## Data for this exercise
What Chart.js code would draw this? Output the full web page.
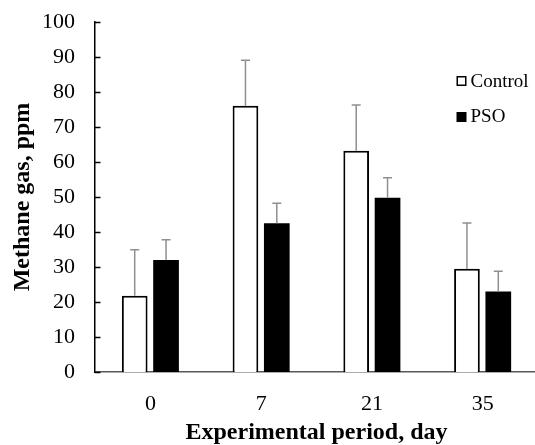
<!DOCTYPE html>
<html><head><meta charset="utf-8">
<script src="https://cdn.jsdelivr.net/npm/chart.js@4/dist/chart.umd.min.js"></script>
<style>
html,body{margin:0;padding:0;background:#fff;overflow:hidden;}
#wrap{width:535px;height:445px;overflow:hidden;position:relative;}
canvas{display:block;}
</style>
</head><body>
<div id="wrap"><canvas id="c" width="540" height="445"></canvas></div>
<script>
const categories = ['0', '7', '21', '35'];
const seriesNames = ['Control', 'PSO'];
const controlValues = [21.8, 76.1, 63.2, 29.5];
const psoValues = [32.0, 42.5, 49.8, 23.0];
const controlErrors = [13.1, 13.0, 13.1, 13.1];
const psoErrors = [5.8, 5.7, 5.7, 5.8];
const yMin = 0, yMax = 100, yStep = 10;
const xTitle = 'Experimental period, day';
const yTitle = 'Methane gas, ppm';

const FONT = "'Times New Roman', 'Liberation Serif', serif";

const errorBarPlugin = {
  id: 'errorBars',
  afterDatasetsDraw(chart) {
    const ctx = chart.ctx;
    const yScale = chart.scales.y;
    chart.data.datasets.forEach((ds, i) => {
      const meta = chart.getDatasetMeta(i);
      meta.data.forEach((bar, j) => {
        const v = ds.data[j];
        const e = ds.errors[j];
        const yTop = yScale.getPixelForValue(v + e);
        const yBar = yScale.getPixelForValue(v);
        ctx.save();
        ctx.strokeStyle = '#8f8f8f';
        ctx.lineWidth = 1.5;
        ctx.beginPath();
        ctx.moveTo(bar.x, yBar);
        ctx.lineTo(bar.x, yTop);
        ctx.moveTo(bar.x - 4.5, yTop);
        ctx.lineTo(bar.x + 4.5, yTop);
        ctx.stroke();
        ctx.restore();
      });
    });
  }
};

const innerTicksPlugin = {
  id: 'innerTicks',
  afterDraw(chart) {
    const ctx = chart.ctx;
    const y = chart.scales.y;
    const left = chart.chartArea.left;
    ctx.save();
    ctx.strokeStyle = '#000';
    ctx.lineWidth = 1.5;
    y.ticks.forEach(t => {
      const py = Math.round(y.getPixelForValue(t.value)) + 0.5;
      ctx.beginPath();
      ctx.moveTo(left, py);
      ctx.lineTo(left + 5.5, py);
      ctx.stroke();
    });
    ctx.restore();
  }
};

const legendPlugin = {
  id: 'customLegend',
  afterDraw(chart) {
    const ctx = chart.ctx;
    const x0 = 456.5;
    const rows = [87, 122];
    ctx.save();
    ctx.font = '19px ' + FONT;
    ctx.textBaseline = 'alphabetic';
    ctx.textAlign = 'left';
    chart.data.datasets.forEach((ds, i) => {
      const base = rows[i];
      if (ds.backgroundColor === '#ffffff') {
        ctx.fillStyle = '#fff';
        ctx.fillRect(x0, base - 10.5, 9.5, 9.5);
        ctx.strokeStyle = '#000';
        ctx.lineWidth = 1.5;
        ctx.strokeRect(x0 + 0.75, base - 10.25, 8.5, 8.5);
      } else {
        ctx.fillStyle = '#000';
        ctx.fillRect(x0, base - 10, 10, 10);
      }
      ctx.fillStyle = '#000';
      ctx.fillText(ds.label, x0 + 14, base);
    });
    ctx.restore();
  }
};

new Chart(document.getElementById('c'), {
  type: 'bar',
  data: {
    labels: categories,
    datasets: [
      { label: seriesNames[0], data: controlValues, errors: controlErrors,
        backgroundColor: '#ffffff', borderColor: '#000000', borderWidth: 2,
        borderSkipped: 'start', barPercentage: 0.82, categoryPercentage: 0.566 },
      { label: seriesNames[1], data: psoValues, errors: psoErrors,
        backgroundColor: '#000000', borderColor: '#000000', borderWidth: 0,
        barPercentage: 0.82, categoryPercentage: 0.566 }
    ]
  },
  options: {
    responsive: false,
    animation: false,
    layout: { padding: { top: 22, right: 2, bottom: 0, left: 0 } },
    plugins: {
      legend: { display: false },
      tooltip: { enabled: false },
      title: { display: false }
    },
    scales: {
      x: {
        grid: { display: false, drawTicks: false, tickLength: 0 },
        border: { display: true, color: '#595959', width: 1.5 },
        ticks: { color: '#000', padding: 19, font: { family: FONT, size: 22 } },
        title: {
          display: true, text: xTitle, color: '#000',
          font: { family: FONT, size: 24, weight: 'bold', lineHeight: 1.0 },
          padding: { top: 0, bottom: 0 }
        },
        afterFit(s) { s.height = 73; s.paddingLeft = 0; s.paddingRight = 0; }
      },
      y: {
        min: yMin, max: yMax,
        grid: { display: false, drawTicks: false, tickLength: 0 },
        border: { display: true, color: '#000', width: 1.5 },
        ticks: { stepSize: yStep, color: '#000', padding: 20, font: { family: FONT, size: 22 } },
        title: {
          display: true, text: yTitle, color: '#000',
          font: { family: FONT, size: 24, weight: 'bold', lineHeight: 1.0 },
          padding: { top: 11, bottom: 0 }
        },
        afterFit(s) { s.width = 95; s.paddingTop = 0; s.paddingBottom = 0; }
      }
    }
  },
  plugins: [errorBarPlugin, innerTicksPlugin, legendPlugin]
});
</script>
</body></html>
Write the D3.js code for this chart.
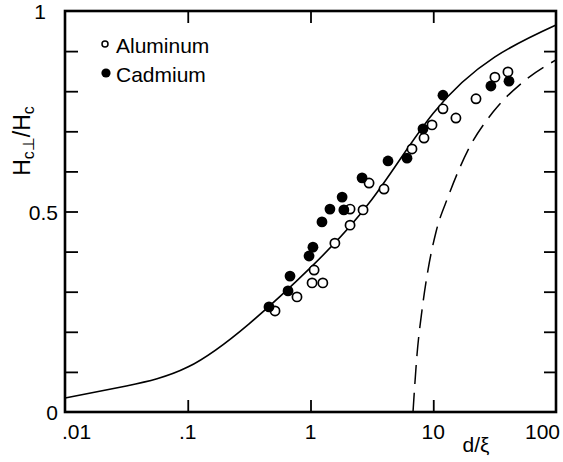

## Instruction
Omit every picture while copying the listing above exactly.

## Finished task
What Chart.js code would draw this? Output the full web page.
<!DOCTYPE html>
<html><head><meta charset="utf-8">
<script src="https://cdn.jsdelivr.net/npm/chart.js@4/dist/chart.umd.min.js"></script>
<style>
html,body{margin:0;padding:0;background:#fff;overflow:hidden;}
#wrap{width:535px;height:445px;overflow:hidden;position:relative;}
canvas{display:block;}
</style>
</head><body>
<div id="wrap"><canvas id="c" width="540" height="445"></canvas></div>
<script>
const categories = ['0', '7', '21', '35'];
const seriesNames = ['Control', 'PSO'];
const controlValues = [21.8, 76.1, 63.2, 29.5];
const psoValues = [32.0, 42.5, 49.8, 23.0];
const controlErrors = [13.1, 13.0, 13.1, 13.1];
const psoErrors = [5.8, 5.7, 5.7, 5.8];
const yMin = 0, yMax = 100, yStep = 10;
const xTitle = 'Experimental period, day';
const yTitle = 'Methane gas, ppm';

const FONT = "'Times New Roman', 'Liberation Serif', serif";

const errorBarPlugin = {
  id: 'errorBars',
  afterDatasetsDraw(chart) {
    const ctx = chart.ctx;
    const yScale = chart.scales.y;
    chart.data.datasets.forEach((ds, i) => {
      const meta = chart.getDatasetMeta(i);
      meta.data.forEach((bar, j) => {
        const v = ds.data[j];
        const e = ds.errors[j];
        const yTop = yScale.getPixelForValue(v + e);
        const yBar = yScale.getPixelForValue(v);
        ctx.save();
        ctx.strokeStyle = '#8f8f8f';
        ctx.lineWidth = 1.5;
        ctx.beginPath();
        ctx.moveTo(bar.x, yBar);
        ctx.lineTo(bar.x, yTop);
        ctx.moveTo(bar.x - 4.5, yTop);
        ctx.lineTo(bar.x + 4.5, yTop);
        ctx.stroke();
        ctx.restore();
      });
    });
  }
};

const innerTicksPlugin = {
  id: 'innerTicks',
  afterDraw(chart) {
    const ctx = chart.ctx;
    const y = chart.scales.y;
    const left = chart.chartArea.left;
    ctx.save();
    ctx.strokeStyle = '#000';
    ctx.lineWidth = 1.5;
    y.ticks.forEach(t => {
      const py = Math.round(y.getPixelForValue(t.value)) + 0.5;
      ctx.beginPath();
      ctx.moveTo(left, py);
      ctx.lineTo(left + 5.5, py);
      ctx.stroke();
    });
    ctx.restore();
  }
};

const legendPlugin = {
  id: 'customLegend',
  afterDraw(chart) {
    const ctx = chart.ctx;
    const x0 = 456.5;
    const rows = [87, 122];
    ctx.save();
    ctx.font = '19px ' + FONT;
    ctx.textBaseline = 'alphabetic';
    ctx.textAlign = 'left';
    chart.data.datasets.forEach((ds, i) => {
      const base = rows[i];
      if (ds.backgroundColor === '#ffffff') {
        ctx.fillStyle = '#fff';
        ctx.fillRect(x0, base - 10.5, 9.5, 9.5);
        ctx.strokeStyle = '#000';
        ctx.lineWidth = 1.5;
        ctx.strokeRect(x0 + 0.75, base - 10.25, 8.5, 8.5);
      } else {
        ctx.fillStyle = '#000';
        ctx.fillRect(x0, base - 10, 10, 10);
      }
      ctx.fillStyle = '#000';
      ctx.fillText(ds.label, x0 + 14, base);
    });
    ctx.restore();
  }
};

new Chart(document.getElementById('c'), {
  type: 'bar',
  data: {
    labels: categories,
    datasets: [
      { label: seriesNames[0], data: controlValues, errors: controlErrors,
        backgroundColor: '#ffffff', borderColor: '#000000', borderWidth: 2,
        borderSkipped: 'start', barPercentage: 0.82, categoryPercentage: 0.566 },
      { label: seriesNames[1], data: psoValues, errors: psoErrors,
        backgroundColor: '#000000', borderColor: '#000000', borderWidth: 0,
        barPercentage: 0.82, categoryPercentage: 0.566 }
    ]
  },
  options: {
    responsive: false,
    animation: false,
    layout: { padding: { top: 22, right: 2, bottom: 0, left: 0 } },
    plugins: {
      legend: { display: false },
      tooltip: { enabled: false },
      title: { display: false }
    },
    scales: {
      x: {
        grid: { display: false, drawTicks: false, tickLength: 0 },
        border: { display: true, color: '#595959', width: 1.5 },
        ticks: { color: '#000', padding: 19, font: { family: FONT, size: 22 } },
        title: {
          display: true, text: xTitle, color: '#000',
          font: { family: FONT, size: 24, weight: 'bold', lineHeight: 1.0 },
          padding: { top: 0, bottom: 0 }
        },
        afterFit(s) { s.height = 73; s.paddingLeft = 0; s.paddingRight = 0; }
      },
      y: {
        min: yMin, max: yMax,
        grid: { display: false, drawTicks: false, tickLength: 0 },
        border: { display: true, color: '#000', width: 1.5 },
        ticks: { stepSize: yStep, color: '#000', padding: 20, font: { family: FONT, size: 22 } },
        title: {
          display: true, text: yTitle, color: '#000',
          font: { family: FONT, size: 24, weight: 'bold', lineHeight: 1.0 },
          padding: { top: 11, bottom: 0 }
        },
        afterFit(s) { s.width = 95; s.paddingTop = 0; s.paddingBottom = 0; }
      }
    }
  },
  plugins: [errorBarPlugin, innerTicksPlugin, legendPlugin]
});
</script>
</body></html>
Write the D3.js code for this chart.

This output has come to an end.